Demetrius Vikelas - Permanent Return To Greece

Permanent Return To Greece

With his responsibility for the 1896 Summer Olympics, Vikelas returned to Greece for just ten days in autumn 1894. On October the 14th, he received a telegram from doctor Luys informing him that the condition of his wife had worsened. She had œdemas in her thighs, calves and stomach. She could no longer feed herself. He urgently returned to Paris. It seems that she then died.

In November 1894, a number of young nationalist officers, advocates of the Megali Idea, created a secret society, Ethniki Etairia, whose aim was to revive the morale of the country and prepare the liberation of Greek peoples still under the Ottoman Empire. In September 1895, they recruited civilians, all linked to the organisation of the Olympic Games, including Vikelas himself, although he claimed only to have given in to friendly pressure, playing a solely financial role and then quickly resigning from it. At this point he was still attracted by the possibility of rebuilding his country.

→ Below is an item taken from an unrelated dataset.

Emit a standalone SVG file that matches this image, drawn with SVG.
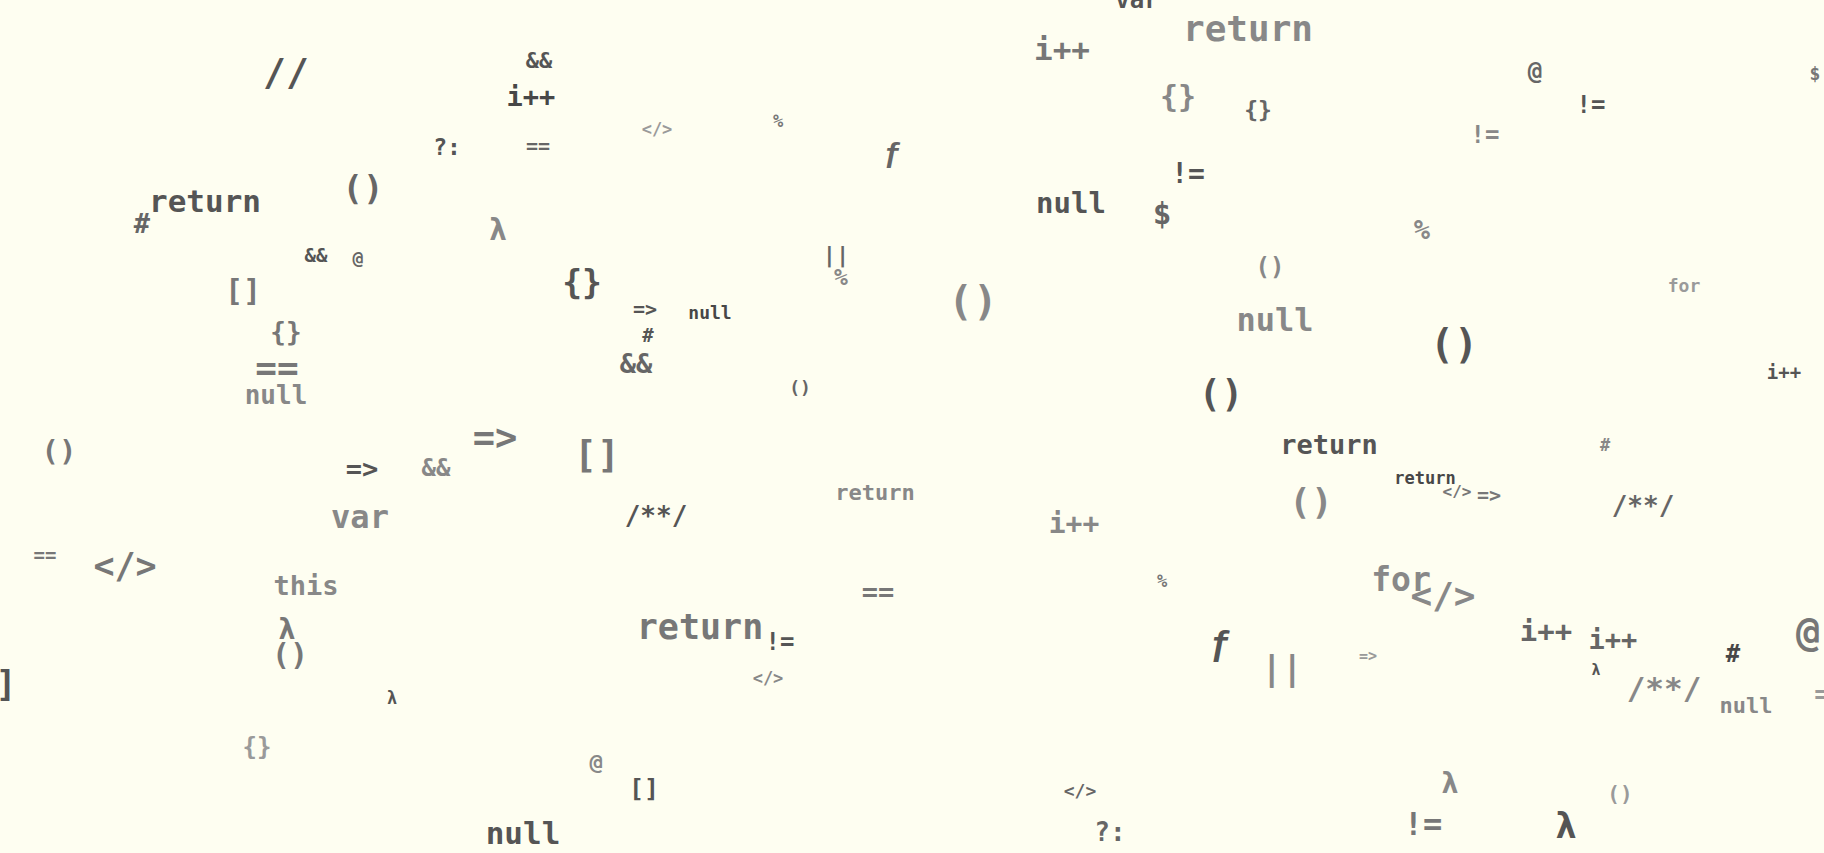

After the Games, which proved a success, Vikelas withdrew from the IOC, replaced as a member by the Count Alexander Mercati and as president by Coubertin. The defeat in the Greco-Turkish War which came soon after dealt a serious blow to his morale. He decided to leave Paris to move permanently to Athens. There he dedicated himself to popular education. In 1899 he founded the "Society for the Spread of Useful Books" in Athens, to help the country to recover from its defeat.

In 1905, he represented the University of Athens at the seventh Olympic Conference in Brussels. He also remained an active member of the Hellenic Olympic Committee. He died in Athens on 20 July 1908 "from an afflicting illness".

He had been made a knight of the Legion of Honour on 31 December 1891, and honorary doctor of the University of St Andrews in November 1893 (the first Greek to receive this honour). He was a member (from 1874, and Vice-President from 1894) of the French "Association for the Promotion of Greek Studies", and of the Society for the Promotion of Hellenic Studies in London.